Increasingly, though, new computational tools and other technological advances are enabling the use of innovative methods that could improve clinical trial quality. Better use of adaptive trial design and biomarkers, for example, should help trial sponsors collect better, more robust data from fewer patients and in a shorter amount of time. But FDA is only now beginning to test the waters with these new methods.
On the other hand, over the past two decades, FDA has increasingly been demanding more of the same -- more data from more individual tests within trials with more patients. The average number of patients supporting each NDA rose by 19 percent from 1995 to 2001. This trend, on average, appears to have leveled off in recent years, according to PAREXEL's Bio/Pharma R&D Statistical Sourcebook 2010/2011. But the number of patients in trials for many conditions continues to rise. And difficulty in recruiting a sufficient number of participants now often leads to termination of clinical trials before usable data can be generated. The escalating cost of recruiting, retaining, and testing so many participants caused the editors of the journal Nature Biotechnology to recommended that the FDA "put[] an upper limit on the number of people who could be included in a trial."
In addition, the length and complexity of trials continues to increase, according to the Tufts Center for the Study of Drug Development. The length of trials grew by 70 percent from 1999 to 2005, and the median number of tests conducted per patient (such as routine exams, blood tests, and x-rays) rose by 49 percent from 2000 to 2007. These new hurdles have also made it more difficult to enroll patients in trials and to keep them in the trials until completion. And the problem is most acute for drugs that treat chronic conditions such as diabetes and cardiovascular disease, where many thousands of patients must be enrolled in especially lengthy trials to satisfy FDA's innate risk aversion.
All of this has had a predictable effect on drug research and development.

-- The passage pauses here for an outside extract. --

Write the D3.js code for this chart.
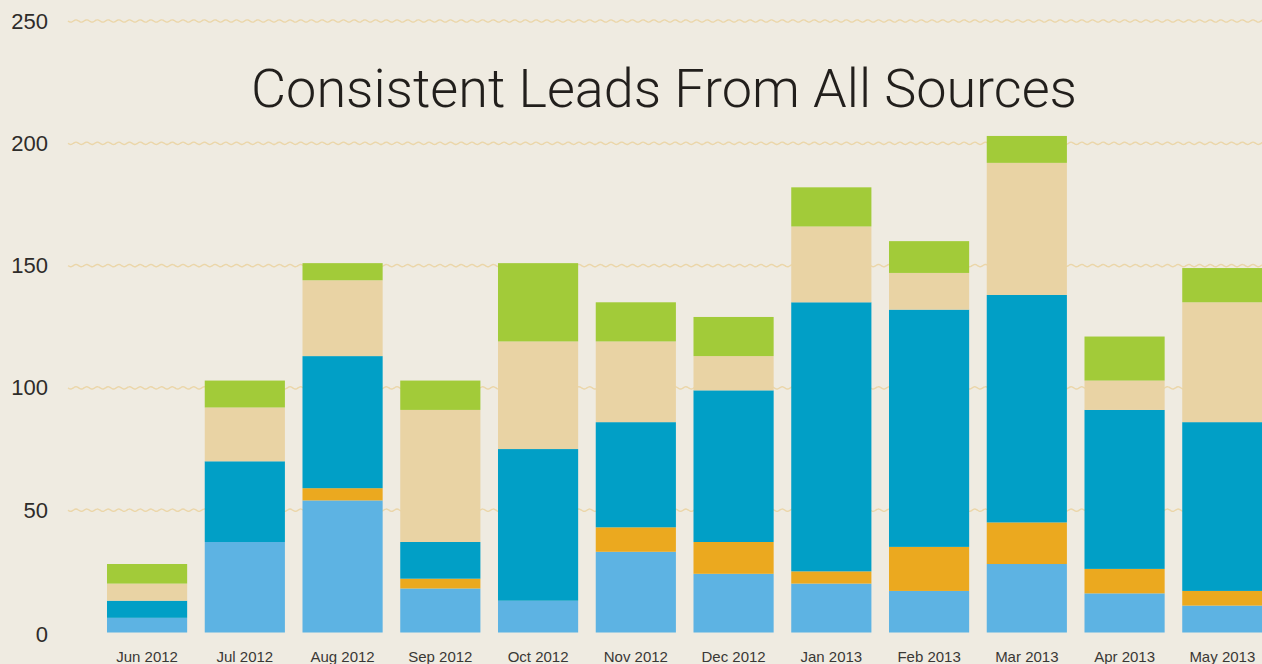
<!DOCTYPE html>
<html>
<head>
<meta charset="utf-8">
<script src="https://cdn.jsdelivr.net/npm/d3@7"></script>
<style>
  html, body { margin: 0; padding: 0; background: #efebe1; }
  svg { display: block; }
</style>
</head>
<body>
<svg id="chart"></svg>
<script>
// chart data (leads per month, stacked bottom to top)
var months = ["Jun 2012", "Jul 2012", "Aug 2012", "Sep 2012", "Oct 2012", "Nov 2012",
              "Dec 2012", "Jan 2013", "Feb 2013", "Mar 2013", "Apr 2013", "May 2013"];
var sourceA = [6, 37, 54, 18, 13, 33, 24, 20, 17, 28, 16, 11];   // light blue
var sourceB = [0, 0, 5, 4, 0, 10, 13, 5, 18, 17, 10, 6];        // orange
var sourceC = [7, 33, 54, 15, 62, 43, 62, 110, 97, 93, 65, 69];  // dark blue
var sourceD = [7, 22, 31, 54, 44, 33, 14, 31, 15, 54, 12, 49];   // tan
var sourceE = [8, 11, 7, 12, 32, 16, 16, 16, 13, 11, 18, 14];    // green
var yTicks = [0, 50, 100, 150, 200, 250];
var titleText = "Consistent Leads From All Sources";

var seriesKeys = ["a", "b", "c", "d", "e"];
var colors = { a: "#5db3e3", b: "#eba91f", c: "#019fc6", d: "#e9d3a4", e: "#a2cb39" };

var svgWidth = 1262;
var svgHeight = 664;

var svg = d3.select("#chart")
  .attr("width", svgWidth)
  .attr("height", svgHeight);

svg.append("rect")
  .attr("width", svgWidth)
  .attr("height", svgHeight)
  .attr("fill", "#efebe1");

// build table for the stack layout
var table = months.map(function (m, i) {
  return { month: m, a: sourceA[i], b: sourceB[i], c: sourceC[i], d: sourceD[i], e: sourceE[i] };
});

var xScale = d3.scaleBand()
  .domain(months)
  .range([98.2, 1271.2])
  .paddingInner(0.18)
  .paddingOuter(0.09);

var yScale = d3.scaleLinear()
  .domain([0, 250])
  .range([632.5, 21]);

// wavy grid lines
var waveLine = d3.line().curve(d3.curveBasis);
function wavePath(y) {
  var pts = [];
  for (var x = 68; x <= svgWidth + 2; x += 1) {
    pts.push([x, y + 1.2 * Math.sin((x - 68) / 10.7 * 2 * Math.PI)]);
  }
  return waveLine(pts);
}

svg.append("g")
  .attr("class", "grid")
  .selectAll("path")
  .data(yTicks.filter(function (t) { return t > 0; }))
  .enter()
  .append("path")
  .attr("d", function (d) { return wavePath(yScale(d)); })
  .attr("fill", "none")
  .attr("stroke", "#ebd6a9")
  .attr("stroke-width", 1.4);

// y labels
svg.append("g")
  .attr("class", "y-labels")
  .selectAll("text")
  .data(yTicks)
  .enter()
  .append("text")
  .attr("x", 48)
  .attr("y", function (d) { return yScale(d) + (d === 0 ? 2 : 0); })
  .attr("text-anchor", "end")
  .attr("dominant-baseline", "central")
  .attr("font-family", "'Liberation Sans', Arial, sans-serif")
  .attr("font-size", 22)
  .attr("fill", "#2e2c2a")
  .text(function (d) { return d; });

// stacked bars
var stacked = d3.stack().keys(seriesKeys)(table);

svg.append("g")
  .attr("class", "bars")
  .selectAll("g")
  .data(stacked)
  .enter()
  .append("g")
  .attr("fill", function (d) { return colors[d.key]; })
  .selectAll("rect")
  .data(function (d) { return d; })
  .enter()
  .append("rect")
  .attr("x", function (d) { return xScale(d.data.month); })
  .attr("y", function (d) { return yScale(d[1]); })
  .attr("width", xScale.bandwidth())
  .attr("height", function (d) { return yScale(d[0]) - yScale(d[1]); });

// x labels
svg.append("g")
  .attr("class", "x-labels")
  .selectAll("text")
  .data(months)
  .enter()
  .append("text")
  .attr("x", function (d) { return xScale(d) + xScale.bandwidth() / 2; })
  .attr("y", 656)
  .attr("text-anchor", "middle")
  .attr("dominant-baseline", "central")
  .attr("font-family", "'Liberation Sans', Arial, sans-serif")
  .attr("font-size", 15)
  .attr("fill", "#3a3835")
  .text(function (d) { return d; });

// title
svg.append("text")
  .attr("x", 664)
  .attr("y", 107)
  .attr("text-anchor", "middle")
  .attr("font-family", "Roboto, 'Open Sans', sans-serif")
  .attr("font-weight", 300)
  .attr("font-size", 54)
  .attr("fill", "#221f1c")
  .text(titleText);
</script>
</body>
</html>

As Avik Roy concluded in his recent Manhattan Institute paper, "The enormous cost and risk of Phase III trials create incentives for researchers and investors to avoid work on medications for the chronic conditions and illnesses that pose the greatest threat to Americans, in terms of health spending and in terms of the number of people affected."
It appears at least that FDA has begun to take this seriously. But as one might expect, the agency is moving only very cautiously to embrace the innovative clinical trial approaches that might help to alleviate the problem. The agency has, for example, been receptive to adaptive trial design proposals, but it insists that adaptive trials be designed more carefully than conventional ones in order to prevent biases from being introduced into the statistical analysis. If the rules for adaptive trials are too rigid, it could prevent firms from reaping the full benefits of the innovative methodologies. Many firms have therefore been reluctant to experiment with these innovations until more is known about how the agency will evaluate them after the fact.
The agency has to do more and faster because, as science journalist Malorye Allison explained in a January Nature Biotechnology article, "The expanding timelines, size, failure rate and cost of trials have finally reached a point where, like the towering US debt, nobody can pretend it is viable." As I wrote a few months ago, "there is no doubt that [a] radical reinvention of the standard, 20th Century clinical trial design will be necessary if the research-intensive pharmaceutical industry is going to remain sustainable in the 21st Century."
At last week's hearing, representatives from the Association of Clinical Research Organizations (ACRO) argued that FDA "should not be yoked to any political agenda, like 'saving' the current U.S. research enterprises," according to the Pharma Times. Instead, "its goal should be to facilitate a new model that can generate more medical products in less time at less cost." I couldn't agree more. But since we're talking about an extraordinarily conservative regulatory agency that abhors risk -- not just patient risk, but political risk to itself -- implementing the kind of radical re-thinking that will be necessary is easier said than done.